Al dejar que nuestra mente deambule se da uno de los fenómenos más singulares de la naturaleza: nuestros pensamientos se suceden sin estímulos del mundo exterior. En otras palabras, es cuando nos aburrimos que se da lugar a la introspección, a la reflexión acerca de todo lo que vivimos hasta aquel momento, y es por eso que resulta indispensable a la creatividad y al pensamiento especulativo.

“Cuando perdemos el foco del mundo que nos rodea y posamos nuestra atención en nuestro interior, no nos apagamos”, escribe Zomorodi. “Estamos aprovechando nuestra vasta memoria, imaginando futuros posibles, diseccionando nuestras interacciones con otras personas y reflexionando acerca de quiénes somos.
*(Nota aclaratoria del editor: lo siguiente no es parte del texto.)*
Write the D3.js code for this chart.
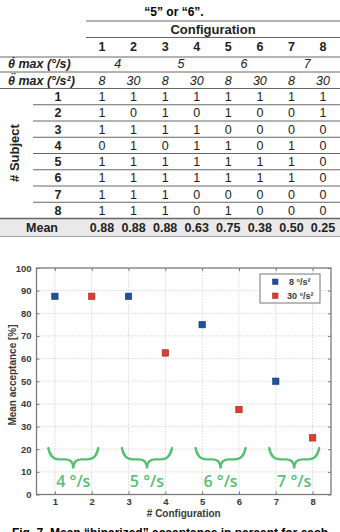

Puede que sintamos que perdemos el tiempo (…) pero nuestro cerebro está poniendo ideas y experiencias en perspectiva”.

En el medio de un baño extendemos el brazo para agarrar el jabón y de repente nos cae como un rayo aquello que tendríamos que haber dicho el día anterior durante aquella acalorada discusión. Limpios de enojo y adrenalina, damos lugar a la contemplación y revisamos nuestra relación con el resto del mundo. Dejar que nuestra mente explore alternativas nos permite dar cuenta de todo aquello que no siempre entendemos, que generalmente involucra a otras personas. Es por esto que el aburrimiento tiene también una profunda función social.

Puesta en perspectiva, la llamada economía de la atención —aquella que remite a la forma en que las empresas compiten por un segundo de nuestros ojos— no solo atenta directamente contra nuestro aburrimiento, sino contra nuestra capacidad de manifestarnos creativamente y, en última instancia, realizarnos como personas.

Podemos ir incluso más allá y decir que el aburrimiento es el laboratorio que incuba nuestras mejores ideas. Tolkien escribió la primera línea de The Hobbit cuando estaba aburridísimo corrigiendo una pila enorme de exámenes y se encontró con una hoja en blanco. Einstein era un entusiasta del hacer nada y fue durante aquellos momentos que tuvo sus ideas más importantes. Steve Jobs, en sus palabras, era “un gran creyente en el aburrimiento” en tanto “de la curiosidad surge todo”. Incluso Zomorodi atribuye su propia investigación a aquellos momentos en que se vio forzada a no hacer nada.

Después de todo, increíblemente poco interesantes serían nuestras vidas si nunca tuviéramos oportunidad de aburrirnos.